--- DATA ---

— start —

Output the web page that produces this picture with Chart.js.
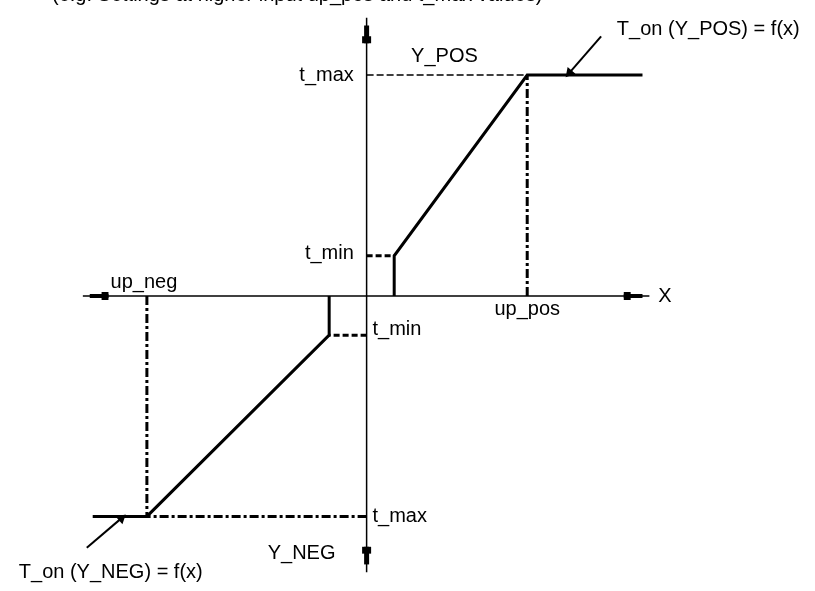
<!DOCTYPE html>
<html>
<head>
<meta charset="utf-8">
<script src="https://cdn.jsdelivr.net/npm/chart.js@4"></script>
<style>
  html, body { margin: 0; padding: 0; background: #fff; }
  #wrap { width: 815px; height: 591px; }
</style>
</head>
<body>
<div id="wrap"><canvas id="chart"></canvas></div>
<script>
// Kennlinie T_on = f(x), units: origin at the axis crossing
const posX = [2.8, 2.8, 16.3, 28.0];      // x_min, x_min, up_pos, end
const posY = [0, 4.1, 22.55, 22.55];      // 0, t_min, t_max, t_max
const negX = [-3.8, -3.8, -22.3, -27.8];  // x_min, x_min, up_neg, end
const negY = [0, -4.0, -22.5, -22.5];     // 0, -t_min, -t_max, -t_max

const axisX = [-28.8, 28.7];
const axisY = [-28.2, 28.4];

const xTickLabels = ['up_neg', 'up_pos'];
const yTickLabels = ['t_max', 't_min', 't_min', 't_max'];

const pts = (xs, ys) => xs.map((x, i) => ({ x: x, y: ys[i] }));
const seg = (x1, y1, x2, y2) => [{ x: x1, y: y1 }, { x: x2, y: y2 }];

function line(data, width, dash) {
  return {
    data: data, showLine: true, borderColor: '#000', backgroundColor: '#000',
    borderWidth: width, borderDash: dash || [], pointRadius: 0, tension: 0
  };
}

// arrow heads of the axes (thick shaft + block)
function headX(tip, dir) {
  return [
    line(seg(tip + dir * 0.7, 0, tip + dir * 2.6, 0), 4),
    line(seg(tip + dir * 1.9, 0, tip + dir * 2.6, 0), 8)
  ];
}
function headY(tip, dir) {
  return [
    line(seg(0, tip + dir * 0.8, 0, tip + dir * 2.6), 5),
    line(seg(0, tip + dir * 1.9, 0, tip + dir * 2.6), 9)
  ];
}

function callout(x1, y1, x2, y2, rot) {
  const d = line(seg(x1, y1, x2, y2), 2);
  d.pointRadius = [0, 4];
  d.pointStyle = 'triangle';
  d.pointRotation = [0, rot];
  return d;
}

const dashDot = [9, 3, 3, 3];

const datasets = [
  // axes
  line(seg(axisX[0], 0, axisX[1], 0), 1.5),
  line(seg(0, axisY[0], 0, axisY[1]), 1.5),
  ...headX(axisX[0], 1), ...headX(axisX[1], -1),
  ...headY(axisY[1], -1), ...headY(axisY[0], 1),
  // guide lines
  line(seg(0, posY[2], posX[2], posY[2]), 1.5, [7, 3]),
  line(seg(posX[2], 0, posX[2], posY[2]), 3, dashDot),
  line(seg(0, posY[1], posX[1], posY[1]), 3, [6, 3]),
  line(seg(0, negY[1], negX[1], negY[1]), 3, [6, 3]),
  line(seg(negX[2], 0, negX[2], negY[2]), 3, dashDot),
  line(seg(0, negY[2], negX[2], negY[2]), 3, dashDot),
  // characteristic
  line(pts(posX, posY), 3),
  line(pts(negX, negY), 3),
  // callouts
  callout(23.8, 26.5, 20.6, 22.8, 221),
  callout(-28.4, -25.7, -24.9, -22.7, 49)
];

const labels = [
  { t: yTickLabels[0], x: -1.3, y: posY[2], a: 'right' },
  { t: yTickLabels[1], x: -1.3, y: posY[1] + 0.2, a: 'right' },
  { t: yTickLabels[2], x: 0.6, y: negY[1] + 0.6, a: 'left' },
  { t: yTickLabels[3], x: 0.6, y: negY[2], a: 'left' },
  { t: xTickLabels[1], x: posX[2], y: -1.4, a: 'center' },
  { t: xTickLabels[0], x: negX[2] - 0.3, y: 1.4, a: 'center' },
  { t: 'Y_POS', x: 7.9, y: 24.4, a: 'center' },
  { t: 'Y_NEG', x: -6.6, y: -26.3, a: 'center' },
  { t: 'X', x: 29.6, y: -0.1, a: 'left' },
  { t: 'T_on (Y_POS) = f(x)', x: 25.4, y: 27.2, a: 'left' },
  { t: 'T_on (Y_NEG) = f(x)', x: -35.3, y: -28.2, a: 'left' }
];

const textPlugin = {
  id: 'texts',
  afterDraw(chart) {
    const ctx = chart.ctx, sx = chart.scales.x, sy = chart.scales.y;
    ctx.save();
    ctx.fillStyle = '#000';
    ctx.font = '20px "Liberation Sans", Arial, sans-serif';
    ctx.textBaseline = 'middle';
    labels.forEach(l => {
      ctx.textAlign = l.a;
      ctx.fillText(l.t, sx.getPixelForValue(l.x), sy.getPixelForValue(l.y));
    });
    // title line cut off at the top edge
    ctx.textAlign = 'left';
    ctx.textBaseline = 'alphabetic';
    ctx.fillText('(e.g. Settings at higher input up_pos and t_max values)', 52, 1);
    ctx.restore();
  }
};

new Chart(document.getElementById('chart'), {
  type: 'scatter',
  data: { datasets: datasets },
  options: {
    responsive: true,
    maintainAspectRatio: false,
    animation: false,
    layout: { padding: 0 },
    plugins: { legend: { display: false }, tooltip: { enabled: false } },
    scales: {
      x: { type: 'linear', display: false, min: -36.6, max: 44.9 },
      y: { type: 'linear', display: false, min: -29.5, max: 29.6 }
    }
  },
  plugins: [textPlugin]
});
</script>
</body>
</html>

— end —

Make an exact copy of the data above, pictures excluded.

Output the web page that produces this picture with Chart.js.
<!DOCTYPE html>
<html>
<head>
<meta charset="utf-8">
<script src="https://cdn.jsdelivr.net/npm/chart.js@4"></script>
<style>
  html, body { margin: 0; padding: 0; background: #fff; }
  #wrap { width: 815px; height: 591px; }
</style>
</head>
<body>
<div id="wrap"><canvas id="chart"></canvas></div>
<script>
// Kennlinie T_on = f(x), units: origin at the axis crossing
const posX = [2.8, 2.8, 16.3, 28.0];      // x_min, x_min, up_pos, end
const posY = [0, 4.1, 22.55, 22.55];      // 0, t_min, t_max, t_max
const negX = [-3.8, -3.8, -22.3, -27.8];  // x_min, x_min, up_neg, end
const negY = [0, -4.0, -22.5, -22.5];     // 0, -t_min, -t_max, -t_max

const axisX = [-28.8, 28.7];
const axisY = [-28.2, 28.4];

const xTickLabels = ['up_neg', 'up_pos'];
const yTickLabels = ['t_max', 't_min', 't_min', 't_max'];

const pts = (xs, ys) => xs.map((x, i) => ({ x: x, y: ys[i] }));
const seg = (x1, y1, x2, y2) => [{ x: x1, y: y1 }, { x: x2, y: y2 }];

function line(data, width, dash) {
  return {
    data: data, showLine: true, borderColor: '#000', backgroundColor: '#000',
    borderWidth: width, borderDash: dash || [], pointRadius: 0, tension: 0
  };
}

// arrow heads of the axes (thick shaft + block)
function headX(tip, dir) {
  return [
    line(seg(tip + dir * 0.7, 0, tip + dir * 2.6, 0), 4),
    line(seg(tip + dir * 1.9, 0, tip + dir * 2.6, 0), 8)
  ];
}
function headY(tip, dir) {
  return [
    line(seg(0, tip + dir * 0.8, 0, tip + dir * 2.6), 5),
    line(seg(0, tip + dir * 1.9, 0, tip + dir * 2.6), 9)
  ];
}

function callout(x1, y1, x2, y2, rot) {
  const d = line(seg(x1, y1, x2, y2), 2);
  d.pointRadius = [0, 4];
  d.pointStyle = 'triangle';
  d.pointRotation = [0, rot];
  return d;
}

const dashDot = [9, 3, 3, 3];

const datasets = [
  // axes
  line(seg(axisX[0], 0, axisX[1], 0), 1.5),
  line(seg(0, axisY[0], 0, axisY[1]), 1.5),
  ...headX(axisX[0], 1), ...headX(axisX[1], -1),
  ...headY(axisY[1], -1), ...headY(axisY[0], 1),
  // guide lines
  line(seg(0, posY[2], posX[2], posY[2]), 1.5, [7, 3]),
  line(seg(posX[2], 0, posX[2], posY[2]), 3, dashDot),
  line(seg(0, posY[1], posX[1], posY[1]), 3, [6, 3]),
  line(seg(0, negY[1], negX[1], negY[1]), 3, [6, 3]),
  line(seg(negX[2], 0, negX[2], negY[2]), 3, dashDot),
  line(seg(0, negY[2], negX[2], negY[2]), 3, dashDot),
  // characteristic
  line(pts(posX, posY), 3),
  line(pts(negX, negY), 3),
  // callouts
  callout(23.8, 26.5, 20.6, 22.8, 221),
  callout(-28.4, -25.7, -24.9, -22.7, 49)
];

const labels = [
  { t: yTickLabels[0], x: -1.3, y: posY[2], a: 'right' },
  { t: yTickLabels[1], x: -1.3, y: posY[1] + 0.2, a: 'right' },
  { t: yTickLabels[2], x: 0.6, y: negY[1] + 0.6, a: 'left' },
  { t: yTickLabels[3], x: 0.6, y: negY[2], a: 'left' },
  { t: xTickLabels[1], x: posX[2], y: -1.4, a: 'center' },
  { t: xTickLabels[0], x: negX[2] - 0.3, y: 1.4, a: 'center' },
  { t: 'Y_POS', x: 7.9, y: 24.4, a: 'center' },
  { t: 'Y_NEG', x: -6.6, y: -26.3, a: 'center' },
  { t: 'X', x: 29.6, y: -0.1, a: 'left' },
  { t: 'T_on (Y_POS) = f(x)', x: 25.4, y: 27.2, a: 'left' },
  { t: 'T_on (Y_NEG) = f(x)', x: -35.3, y: -28.2, a: 'left' }
];

const textPlugin = {
  id: 'texts',
  afterDraw(chart) {
    const ctx = chart.ctx, sx = chart.scales.x, sy = chart.scales.y;
    ctx.save();
    ctx.fillStyle = '#000';
    ctx.font = '20px "Liberation Sans", Arial, sans-serif';
    ctx.textBaseline = 'middle';
    labels.forEach(l => {
      ctx.textAlign = l.a;
      ctx.fillText(l.t, sx.getPixelForValue(l.x), sy.getPixelForValue(l.y));
    });
    // title line cut off at the top edge
    ctx.textAlign = 'left';
    ctx.textBaseline = 'alphabetic';
    ctx.fillText('(e.g. Settings at higher input up_pos and t_max values)', 52, 1);
    ctx.restore();
  }
};

new Chart(document.getElementById('chart'), {
  type: 'scatter',
  data: { datasets: datasets },
  options: {
    responsive: true,
    maintainAspectRatio: false,
    animation: false,
    layout: { padding: 0 },
    plugins: { legend: { display: false }, tooltip: { enabled: false } },
    scales: {
      x: { type: 'linear', display: false, min: -36.6, max: 44.9 },
      y: { type: 'linear', display: false, min: -29.5, max: 29.6 }
    }
  },
  plugins: [textPlugin]
});
</script>
</body>
</html>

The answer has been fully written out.